EL PASO, Texas (KTSM) — Researchers at The University of Texas at El Paso’s School of Pharmacy are leading efforts to reduce mortality rates in lung, ovarian and pancreatic cancer with $3.8 million in funding from the National Institutes of Health (NIH).

The National Institute of General Medical Sciences (NIGMS) awarded Taslim Al-Hilal, Ph.D., $1.5 million to test the use of blood thinning agents to improve the efficacy of cancer immunotherapy in pancreatic cancer settings, where immunotherapy does not work.  

Al-Hilal also received two grants from the National Cancer Institute (NCI), including a $1.8 million R01 grant, one of the most competitive research grants awarded by NIH, to study how a protein commonly found in male reproductive glands that was first discovered in 1999 can be targeted to treat lung cancer.

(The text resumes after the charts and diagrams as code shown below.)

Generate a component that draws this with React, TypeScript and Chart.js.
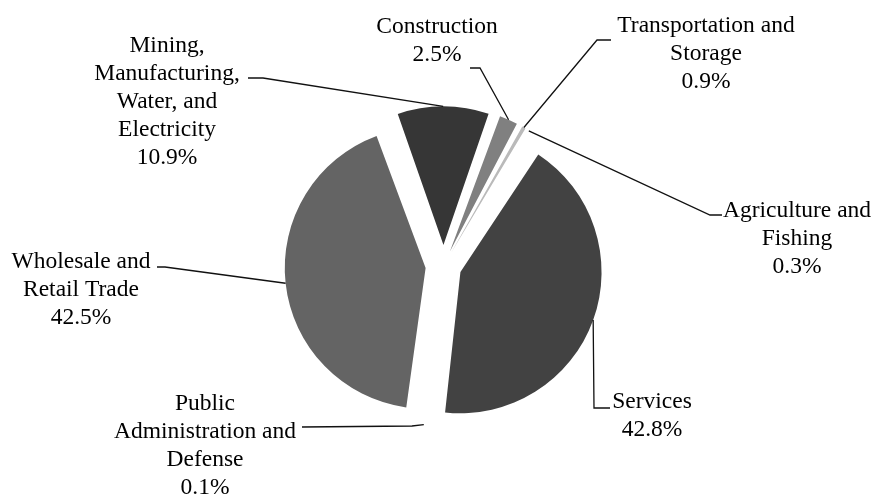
import React, { useEffect, useRef } from 'react';
import { Chart, registerables } from 'chart.js';

Chart.register(...registerables);

// ---- data ----
const categories = [
  'Construction',
  'Transportation and Storage',
  'Agriculture and Fishing',
  'Services',
  'Public Administration and Defense',
  'Wholesale and Retail Trade',
  'Mining, Manufacturing, Water, and Electricity',
];
const shares = [2.5, 0.9, 0.3, 42.8, 0.1, 42.5, 10.9];
const labelLines = [
  ['Construction'],
  ['Transportation and', 'Storage'],
  ['Agriculture and', 'Fishing'],
  ['Services'],
  ['Public', 'Administration and', 'Defense'],
  ['Wholesale and', 'Retail Trade'],
  ['Mining,', 'Manufacturing,', 'Water, and', 'Electricity'],
];

// ---- styles ----
const sliceColors = ['#808080', '#bababa', '#dedede', '#424242', '#505050', '#646464', '#363636'];
const sliceOffsets = [63, 60, 58, 72, 58, 72, 84];
const FONT = '23.5px "Liberation Serif", "Times New Roman", serif';
const LINE_H = 28;
// text center x, first baseline y, elbow point, tick end point
const labelLayout = [
  { tx: 437, ty: 33, elbow: [480, 68], end: [470, 68] },
  { tx: 706, ty: 32, elbow: [597, 40], end: [611, 40] },
  { tx: 797, ty: 217, elbow: [710, 215], end: [722, 215] },
  { tx: 652, ty: 408, elbow: [594, 408], end: [610, 408] },
  { tx: 205, ty: 410, elbow: [412, 426], end: [302, 427] },
  { tx: 81, ty: 268, elbow: [165, 267], end: [157, 267] },
  { tx: 167, ty: 51.5, elbow: [263, 78], end: [248, 78] },
];

const labelPlugin = {
  id: 'pieLabels',
  afterDatasetsDraw(chart: any) {
    const ctx = chart.ctx as CanvasRenderingContext2D;
    const meta = chart.getDatasetMeta(0);
    ctx.save();
    meta.data.forEach((arc: any, i: number) => {
      const p = arc.getProps(['x', 'y', 'startAngle', 'endAngle', 'outerRadius', 'circumference'], true);
      const off = (arc.options.offset || 0) / 4;
      const mid = (p.startAngle + p.endAngle) / 2;
      const fix = 1 - Math.sin(Math.min(Math.PI, p.circumference || 0));
      const r = p.outerRadius + off * fix;
      const ax = p.x + Math.cos(mid) * (off + r);
      const ay = p.y + Math.sin(mid) * (off + r);
      const L = labelLayout[i];
      ctx.strokeStyle = '#111';
      ctx.lineWidth = 1.3;
      ctx.beginPath();
      ctx.moveTo(ax, ay);
      ctx.lineTo(L.elbow[0], L.elbow[1]);
      ctx.lineTo(L.end[0], L.end[1]);
      ctx.stroke();

      ctx.font = FONT;
      ctx.fillStyle = '#000';
      ctx.textAlign = 'center';
      ctx.textBaseline = 'alphabetic';
      const lines = [...labelLines[i], `${shares[i].toFixed(1)}%`];
      lines.forEach((t, k) => ctx.fillText(t, L.tx, L.ty + k * LINE_H));
    });
    ctx.restore();
  },
};

export default function App() {
  const ref = useRef<HTMLCanvasElement | null>(null);
  useEffect(() => {
    if (!ref.current) return;
    const chart = new Chart(ref.current, {
      type: 'pie',
      data: {
        labels: categories,
        datasets: [
          {
            data: shares,
            backgroundColor: sliceColors,
            borderWidth: 0,
            offset: sliceOffsets,
          } as any,
        ],
      },
      options: {
        responsive: false,
        animation: false,
        rotation: 19.5,
        radius: 131,
        layout: { padding: { left: 13, top: 35, right: 0, bottom: 0 } },
        plugins: {
          legend: { display: false },
          tooltip: { enabled: false },
          title: { display: false },
        },
      } as any,
      plugins: [labelPlugin],
    });
    return () => chart.destroy();
  }, []);
  return (
    <div style={{ position: 'absolute', left: 0, top: 0, width: 874, height: 497, background: '#fff' }}>
      <canvas ref={ref} width={874} height={497} />
    </div>
  );
}
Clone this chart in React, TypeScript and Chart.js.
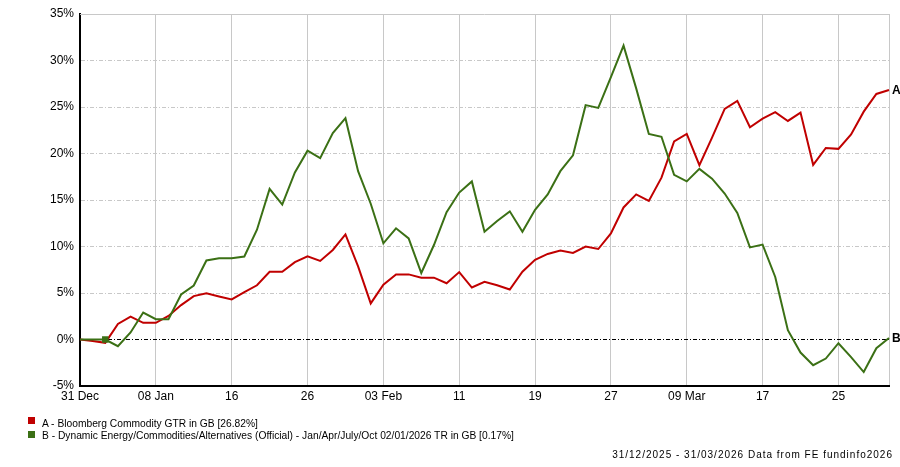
import React, { useEffect, useRef } from 'react';
import { Chart, registerables } from 'chart.js';

Chart.register(...registerables);

// Trading days (weekdays) 31 Dec 2025 – 31 Mar 2026
const dates: string[] = [
  '2025-12-31',
  '2026-01-01', '2026-01-02', '2026-01-05', '2026-01-06', '2026-01-07', '2026-01-08', '2026-01-09',
  '2026-01-12', '2026-01-13', '2026-01-14', '2026-01-15', '2026-01-16',
  '2026-01-19', '2026-01-20', '2026-01-21', '2026-01-22', '2026-01-23',
  '2026-01-26', '2026-01-27', '2026-01-28', '2026-01-29', '2026-01-30',
  '2026-02-02', '2026-02-03', '2026-02-04', '2026-02-05', '2026-02-06',
  '2026-02-09', '2026-02-10', '2026-02-11', '2026-02-12', '2026-02-13',
  '2026-02-16', '2026-02-17', '2026-02-18', '2026-02-19', '2026-02-20',
  '2026-02-23', '2026-02-24', '2026-02-25', '2026-02-26', '2026-02-27',
  '2026-03-02', '2026-03-03', '2026-03-04', '2026-03-05', '2026-03-06',
  '2026-03-09', '2026-03-10', '2026-03-11', '2026-03-12', '2026-03-13',
  '2026-03-16', '2026-03-17', '2026-03-18', '2026-03-19', '2026-03-20',
  '2026-03-23', '2026-03-24', '2026-03-25', '2026-03-26', '2026-03-27',
  '2026-03-30', '2026-03-31',
];

const xTickLabels: Record<string, string> = {
  '2025-12-31': '31 Dec',
  '2026-01-08': '08 Jan',
  '2026-01-16': '16',
  '2026-01-26': '26',
  '2026-02-03': '03 Feb',
  '2026-02-11': '11',
  '2026-02-19': '19',
  '2026-02-27': '27',
  '2026-03-09': '09 Mar',
  '2026-03-17': '17',
  '2026-03-25': '25',
};

const seriesA: number[] = [
  0, -0.15, -0.36, 1.68, 2.47, 1.79, 1.79, 2.53, 3.7, 4.67, 4.96, 4.63, 4.31, 5.09, 5.83, 7.28, 7.28,
  8.32, 8.95, 8.45, 9.63, 11.3, 7.86, 3.88, 5.9, 7.0, 7.0, 6.65, 6.65, 6.05, 7.25, 5.59, 6.2,
  5.83, 5.37, 7.29, 8.56, 9.2, 9.56, 9.31, 10.0, 9.73, 11.4, 14.2, 15.6, 14.9, 17.4, 21.3, 22.1,
  18.75, 21.7, 24.8, 25.66, 22.82, 23.74, 24.45, 23.5, 24.4, 18.78, 20.6, 20.5, 22.04, 24.5, 26.4, 26.82,
];

const seriesB: number[] = [
  0, 0, 0, -0.72, 0.76, 2.9, 2.18, 2.18, 4.84, 5.8, 8.5, 8.74, 8.74, 8.92, 11.8, 16.2, 14.5,
  17.96, 20.3, 19.5, 22.2, 23.8, 18.1, 14.6, 10.34, 11.96, 10.87, 7.15, 10.16, 13.7, 15.8, 17.0, 11.58,
  12.75, 13.78, 11.58, 13.95, 15.6, 18.1, 19.8, 25.2, 24.9, 28.2, 31.6, 27.0, 22.1, 21.8, 17.7, 17.0,
  18.35, 17.3, 15.7, 13.6, 9.9, 10.2, 6.72, 1.0, -1.4, -2.76, -2.05, -0.4, -1.9, -3.5, -0.94, 0.17,
];

const seriesNames = [
  'A - Bloomberg Commodity GTR in GB [26.82%]',
  'B - Dynamic Energy/Commodities/Alternatives (Official) - Jan/Apr/July/Oct 02/01/2026 TR in GB [0.17%]',
];
const endLetters = ['A', 'B'];
const seriesColors = ['#c00000', '#3b7015'];
const launchIndexB = 2;

const yMin = -5;
const yMax = 35;
const yStep = 5;

const footerText = '31/12/2025 - 31/03/2026 Data from FE fundinfo2026';

const FONT = '"Liberation Sans", Arial, sans-serif';

export default function App() {
  const ref = useRef<HTMLCanvasElement>(null);

  useEffect(() => {
    document.body.style.margin = '0';
    const canvas = ref.current;
    if (!canvas) return;

    const topBorder = {
      id: 'topBorder',
      beforeDatasetsDraw(chart: any) {
        const { ctx, chartArea } = chart;
        ctx.save();
        ctx.strokeStyle = '#c8c8c8';
        ctx.lineWidth = 1;
        ctx.setLineDash([]);
        ctx.beginPath();
        const y = Math.floor(chartArea.top) + 0.5;
        ctx.moveTo(chartArea.left, y);
        ctx.lineTo(chartArea.right, y);
        ctx.stroke();
        ctx.restore();
      },
    };

    const endLabels = {
      id: 'endLabels',
      afterDatasetsDraw(chart: any) {
        const { ctx } = chart;
        ctx.save();
        ctx.font = `bold 12px ${FONT}`;
        ctx.fillStyle = '#000';
        ctx.textAlign = 'left';
        ctx.textBaseline = 'middle';
        chart.data.datasets.forEach((_: any, i: number) => {
          const meta = chart.getDatasetMeta(i);
          const pt = meta.data[meta.data.length - 1];
          if (pt) ctx.fillText(endLetters[i], pt.x + 3, pt.y + 1);
        });
        ctx.restore();
      },
    };

    const chart = new Chart(canvas, {
      type: 'line',
      data: {
        labels: dates,
        datasets: [
          {
            label: seriesNames[0],
            data: seriesA,
            borderColor: seriesColors[0],
            backgroundColor: seriesColors[0],
            borderWidth: 2,
            pointRadius: 0,
            tension: 0,
            order: 1,
          },
          {
            label: seriesNames[1],
            data: seriesB,
            borderColor: seriesColors[1],
            backgroundColor: seriesColors[1],
            borderWidth: 2,
            pointStyle: 'rect',
            pointRadius: seriesB.map((_, i) => (i === launchIndexB ? 4.6 : 0)),
            pointBorderWidth: 0,
            tension: 0,
            order: 0,
          },
        ],
      },
      options: {
        responsive: false,
        animation: false,
        events: [],
        layout: { padding: { left: 0, right: 11, top: 14, bottom: 61 } },
        plugins: {
          legend: { display: false },
          tooltip: { enabled: false },
        },
        scales: {
          x: {
            type: 'category',
            offset: false,
            afterFit: (s: any) => {
              s.height = 20;
            },
            grid: {
              color: (c: any) =>
                c.index % 6 === 0 || c.index === dates.length - 1 ? '#c8c8c8' : 'rgba(0,0,0,0)',
              lineWidth: 1,
              drawTicks: false,
            },
            border: { color: '#000', width: 2 },
            ticks: {
              autoSkip: false,
              maxRotation: 0,
              minRotation: 0,
              padding: 3,
              color: '#000',
              font: { family: FONT, size: 12 },
              callback: (_v: any, i: number) => xTickLabels[dates[i]] ?? '',
            },
          },
          y: {
            type: 'linear',
            min: yMin,
            max: yMax,
            afterFit: (s: any) => {
              s.width = 80;
            },
            grid: {
              color: (c: any) => (c.tick && c.tick.value === 0 ? '#000' : '#c8c8c8'),
              lineWidth: 1,
              drawTicks: false,
            },
            border: { color: '#000', width: 2, dash: [4, 2, 1, 2] },
            ticks: {
              stepSize: yStep,
              padding: 6,
              color: '#000',
              font: { family: FONT, size: 12 },
              callback: (v: any) => `${v}%`,
            },
          },
        },
      },
      plugins: [topBorder, endLabels],
    });

    return () => chart.destroy();
  }, []);

  const legendText: React.CSSProperties = {
    position: 'absolute',
    left: 42,
    font: `10.25px ${FONT}`,
    lineHeight: '12px',
    color: '#000',
    whiteSpace: 'nowrap',
  };

  return (
    <div style={{ position: 'relative', width: 900, height: 467, background: '#fff', overflow: 'hidden' }}>
      <canvas ref={ref} width={900} height={467} style={{ display: 'block' }} />
      <span style={{ position: 'absolute', left: 28, top: 417, width: 7, height: 7, background: seriesColors[0] }} />
      <span style={{ ...legendText, top: 418 }}>{seriesNames[0]}</span>
      <span style={{ position: 'absolute', left: 28, top: 430.5, width: 7, height: 7, background: seriesColors[1] }} />
      <span style={{ ...legendText, top: 429.5 }}>{seriesNames[1]}</span>
      <span
        style={{
          position: 'absolute',
          right: 7,
          top: 449,
          font: `10px ${FONT}`,
          letterSpacing: '1px',
          lineHeight: '12px',
          color: '#000',
          whiteSpace: 'nowrap',
        }}
      >
        {footerText}
      </span>
    </div>
  );
}
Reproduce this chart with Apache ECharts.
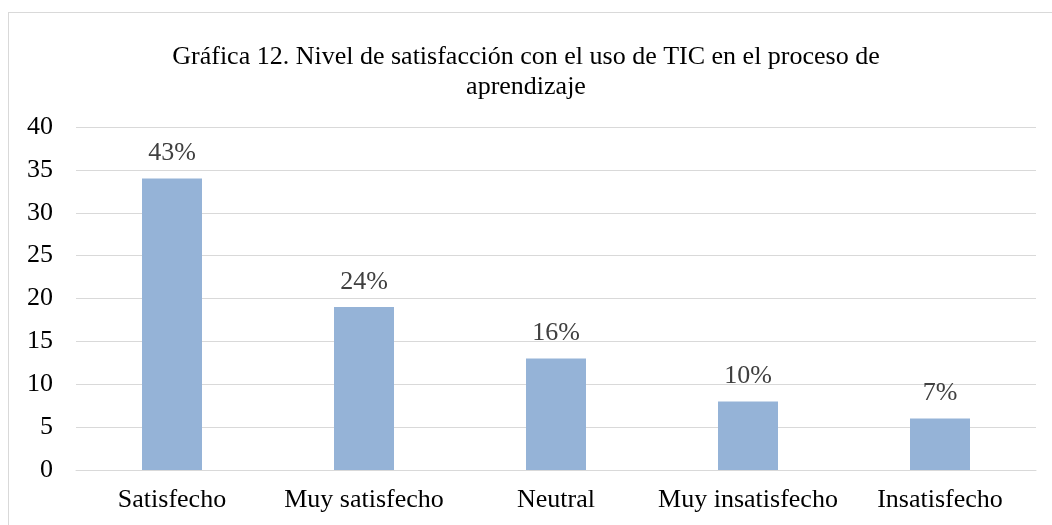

He received an additional $400,000 from the NCI to continue his research into the prion-like Doppel protein as a new predictive biomarker for ovarian cancer.

“Cancer is the second leading cause of death in the U.S.,” Al-Hilal said. “Our goal is to develop novel therapies that will help us to target specific cancers in order to lower their mortality rates.”

Marc B. Cox, Ph.D., chair of UTEP’s Department of Pharmaceutical Sciences and professor of biological sciences, said the pharmaceutical sciences department has experienced rapid growth in federally funded research activity, with faculty securing an additional $7.2 million in new grant awards in the past academic year alone. He added that, combined with new funding from incoming faculty, UTEP’s pharmaceutical sciences team has generated more than $10 million in new research funding this year.